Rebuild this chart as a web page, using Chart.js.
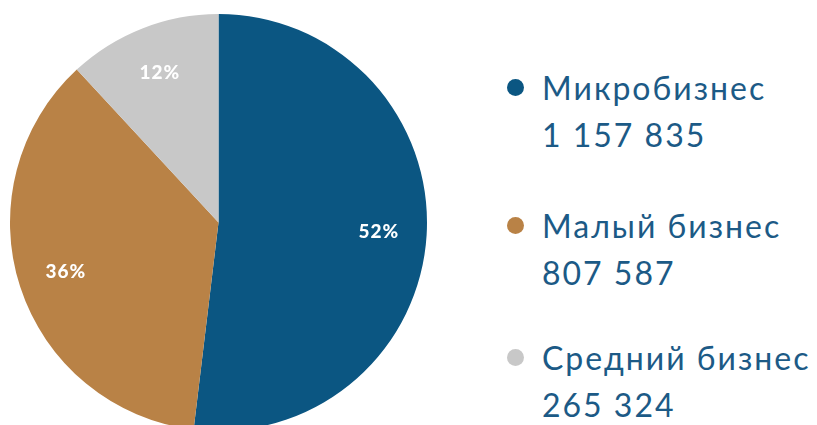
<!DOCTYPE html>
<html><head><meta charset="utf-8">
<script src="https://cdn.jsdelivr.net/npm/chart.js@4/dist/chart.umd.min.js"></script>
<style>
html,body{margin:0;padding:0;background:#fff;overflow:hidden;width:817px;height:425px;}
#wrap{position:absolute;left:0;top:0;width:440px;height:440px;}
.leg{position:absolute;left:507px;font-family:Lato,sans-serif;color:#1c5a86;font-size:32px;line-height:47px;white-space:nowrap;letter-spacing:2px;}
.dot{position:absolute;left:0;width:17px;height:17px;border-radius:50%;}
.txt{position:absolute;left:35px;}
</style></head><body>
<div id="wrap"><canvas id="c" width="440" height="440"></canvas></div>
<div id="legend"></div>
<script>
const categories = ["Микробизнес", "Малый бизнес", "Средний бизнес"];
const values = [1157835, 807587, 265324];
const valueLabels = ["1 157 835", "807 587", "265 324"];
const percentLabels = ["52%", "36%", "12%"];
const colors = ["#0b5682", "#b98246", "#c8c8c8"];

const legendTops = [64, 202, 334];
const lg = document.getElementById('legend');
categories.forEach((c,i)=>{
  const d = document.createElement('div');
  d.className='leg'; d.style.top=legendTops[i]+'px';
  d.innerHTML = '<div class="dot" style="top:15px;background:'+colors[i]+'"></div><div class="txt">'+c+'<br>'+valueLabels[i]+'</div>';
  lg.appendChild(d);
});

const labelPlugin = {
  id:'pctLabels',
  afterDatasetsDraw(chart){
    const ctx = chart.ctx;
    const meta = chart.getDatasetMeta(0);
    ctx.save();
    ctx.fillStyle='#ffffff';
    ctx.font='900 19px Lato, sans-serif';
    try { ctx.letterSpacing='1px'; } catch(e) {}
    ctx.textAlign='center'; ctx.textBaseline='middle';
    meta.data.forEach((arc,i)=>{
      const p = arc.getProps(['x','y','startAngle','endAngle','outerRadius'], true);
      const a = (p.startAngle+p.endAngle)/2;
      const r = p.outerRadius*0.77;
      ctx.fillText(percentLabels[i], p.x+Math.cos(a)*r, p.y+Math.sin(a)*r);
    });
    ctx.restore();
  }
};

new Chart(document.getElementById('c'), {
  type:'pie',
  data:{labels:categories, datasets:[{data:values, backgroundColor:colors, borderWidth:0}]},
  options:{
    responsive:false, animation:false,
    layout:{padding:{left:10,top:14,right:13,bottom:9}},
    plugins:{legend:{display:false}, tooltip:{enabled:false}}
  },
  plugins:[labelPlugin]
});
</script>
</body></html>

++++++++++

### Aim of the exercise
Go through the listing above and write it out again exactly, dropping the pictures.

### Written answer
Rebuild this chart as a web page, using Chart.js.
<!DOCTYPE html>
<html><head><meta charset="utf-8">
<script src="https://cdn.jsdelivr.net/npm/chart.js@4/dist/chart.umd.min.js"></script>
<style>
html,body{margin:0;padding:0;background:#fff;overflow:hidden;width:817px;height:425px;}
#wrap{position:absolute;left:0;top:0;width:440px;height:440px;}
.leg{position:absolute;left:507px;font-family:Lato,sans-serif;color:#1c5a86;font-size:32px;line-height:47px;white-space:nowrap;letter-spacing:2px;}
.dot{position:absolute;left:0;width:17px;height:17px;border-radius:50%;}
.txt{position:absolute;left:35px;}
</style></head><body>
<div id="wrap"><canvas id="c" width="440" height="440"></canvas></div>
<div id="legend"></div>
<script>
const categories = ["Микробизнес", "Малый бизнес", "Средний бизнес"];
const values = [1157835, 807587, 265324];
const valueLabels = ["1 157 835", "807 587", "265 324"];
const percentLabels = ["52%", "36%", "12%"];
const colors = ["#0b5682", "#b98246", "#c8c8c8"];

const legendTops = [64, 202, 334];
const lg = document.getElementById('legend');
categories.forEach((c,i)=>{
  const d = document.createElement('div');
  d.className='leg'; d.style.top=legendTops[i]+'px';
  d.innerHTML = '<div class="dot" style="top:15px;background:'+colors[i]+'"></div><div class="txt">'+c+'<br>'+valueLabels[i]+'</div>';
  lg.appendChild(d);
});

const labelPlugin = {
  id:'pctLabels',
  afterDatasetsDraw(chart){
    const ctx = chart.ctx;
    const meta = chart.getDatasetMeta(0);
    ctx.save();
    ctx.fillStyle='#ffffff';
    ctx.font='900 19px Lato, sans-serif';
    try { ctx.letterSpacing='1px'; } catch(e) {}
    ctx.textAlign='center'; ctx.textBaseline='middle';
    meta.data.forEach((arc,i)=>{
      const p = arc.getProps(['x','y','startAngle','endAngle','outerRadius'], true);
      const a = (p.startAngle+p.endAngle)/2;
      const r = p.outerRadius*0.77;
      ctx.fillText(percentLabels[i], p.x+Math.cos(a)*r, p.y+Math.sin(a)*r);
    });
    ctx.restore();
  }
};

new Chart(document.getElementById('c'), {
  type:'pie',
  data:{labels:categories, datasets:[{data:values, backgroundColor:colors, borderWidth:0}]},
  options:{
    responsive:false, animation:false,
    layout:{padding:{left:10,top:14,right:13,bottom:9}},
    plugins:{legend:{display:false}, tooltip:{enabled:false}}
  },
  plugins:[labelPlugin]
});
</script>
</body></html>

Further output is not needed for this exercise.